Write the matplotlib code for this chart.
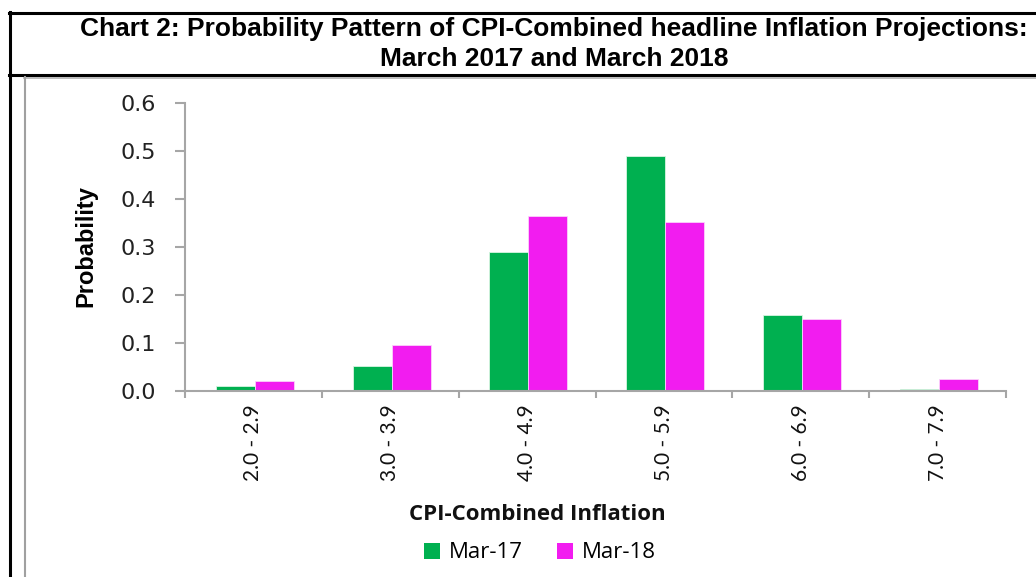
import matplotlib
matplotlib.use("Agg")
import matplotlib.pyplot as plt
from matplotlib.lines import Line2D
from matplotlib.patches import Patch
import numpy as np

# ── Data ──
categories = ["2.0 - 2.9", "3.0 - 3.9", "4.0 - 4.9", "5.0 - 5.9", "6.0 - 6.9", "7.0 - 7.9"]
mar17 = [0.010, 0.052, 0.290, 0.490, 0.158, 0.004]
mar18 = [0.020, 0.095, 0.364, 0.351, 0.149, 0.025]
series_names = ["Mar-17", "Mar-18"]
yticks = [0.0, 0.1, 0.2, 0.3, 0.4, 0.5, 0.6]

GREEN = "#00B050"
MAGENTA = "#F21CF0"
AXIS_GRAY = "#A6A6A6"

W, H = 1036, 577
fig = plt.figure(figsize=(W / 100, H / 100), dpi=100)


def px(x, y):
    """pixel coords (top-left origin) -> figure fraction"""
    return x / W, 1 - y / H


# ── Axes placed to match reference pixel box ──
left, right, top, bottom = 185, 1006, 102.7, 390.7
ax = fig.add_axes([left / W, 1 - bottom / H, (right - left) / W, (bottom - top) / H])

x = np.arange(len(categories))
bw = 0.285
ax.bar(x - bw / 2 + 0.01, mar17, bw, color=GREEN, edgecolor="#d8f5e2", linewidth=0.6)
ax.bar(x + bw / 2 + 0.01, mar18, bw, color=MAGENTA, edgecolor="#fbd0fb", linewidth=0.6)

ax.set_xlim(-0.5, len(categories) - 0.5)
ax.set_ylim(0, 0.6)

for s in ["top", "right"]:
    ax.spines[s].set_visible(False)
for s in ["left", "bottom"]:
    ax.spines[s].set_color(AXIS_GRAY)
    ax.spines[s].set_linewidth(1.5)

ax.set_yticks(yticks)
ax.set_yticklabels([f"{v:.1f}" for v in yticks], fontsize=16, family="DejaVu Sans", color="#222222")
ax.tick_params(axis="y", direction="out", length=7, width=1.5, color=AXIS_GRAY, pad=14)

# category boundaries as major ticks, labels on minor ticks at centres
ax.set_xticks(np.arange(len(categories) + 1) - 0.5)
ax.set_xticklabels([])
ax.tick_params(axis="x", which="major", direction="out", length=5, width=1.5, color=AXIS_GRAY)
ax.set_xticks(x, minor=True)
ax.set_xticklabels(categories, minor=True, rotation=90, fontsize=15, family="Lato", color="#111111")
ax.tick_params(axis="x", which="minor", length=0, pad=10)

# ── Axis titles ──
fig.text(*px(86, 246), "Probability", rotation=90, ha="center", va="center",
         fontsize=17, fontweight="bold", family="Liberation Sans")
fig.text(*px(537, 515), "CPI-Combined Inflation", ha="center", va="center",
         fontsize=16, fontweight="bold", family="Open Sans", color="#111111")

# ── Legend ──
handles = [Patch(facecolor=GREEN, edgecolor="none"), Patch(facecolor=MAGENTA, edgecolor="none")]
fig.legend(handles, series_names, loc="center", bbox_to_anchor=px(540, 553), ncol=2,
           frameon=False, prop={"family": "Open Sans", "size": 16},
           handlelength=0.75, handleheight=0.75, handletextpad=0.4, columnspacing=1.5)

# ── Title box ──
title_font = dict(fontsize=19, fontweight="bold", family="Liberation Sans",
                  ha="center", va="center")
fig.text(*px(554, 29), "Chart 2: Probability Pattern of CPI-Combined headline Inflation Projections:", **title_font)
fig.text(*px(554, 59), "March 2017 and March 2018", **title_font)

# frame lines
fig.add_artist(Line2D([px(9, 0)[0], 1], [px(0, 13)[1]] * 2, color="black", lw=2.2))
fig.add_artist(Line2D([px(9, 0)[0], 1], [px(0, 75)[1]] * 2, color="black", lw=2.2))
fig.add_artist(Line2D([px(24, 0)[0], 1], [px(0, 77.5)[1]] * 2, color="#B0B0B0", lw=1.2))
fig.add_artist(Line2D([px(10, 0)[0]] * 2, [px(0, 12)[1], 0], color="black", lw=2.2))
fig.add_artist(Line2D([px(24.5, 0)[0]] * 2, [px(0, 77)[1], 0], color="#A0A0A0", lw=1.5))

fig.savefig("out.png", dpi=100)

######

→ **What you are asked to do**
Among the lines above, determine how many hold the word "matplotlib"; report the figure alone.

→ **Task result**
6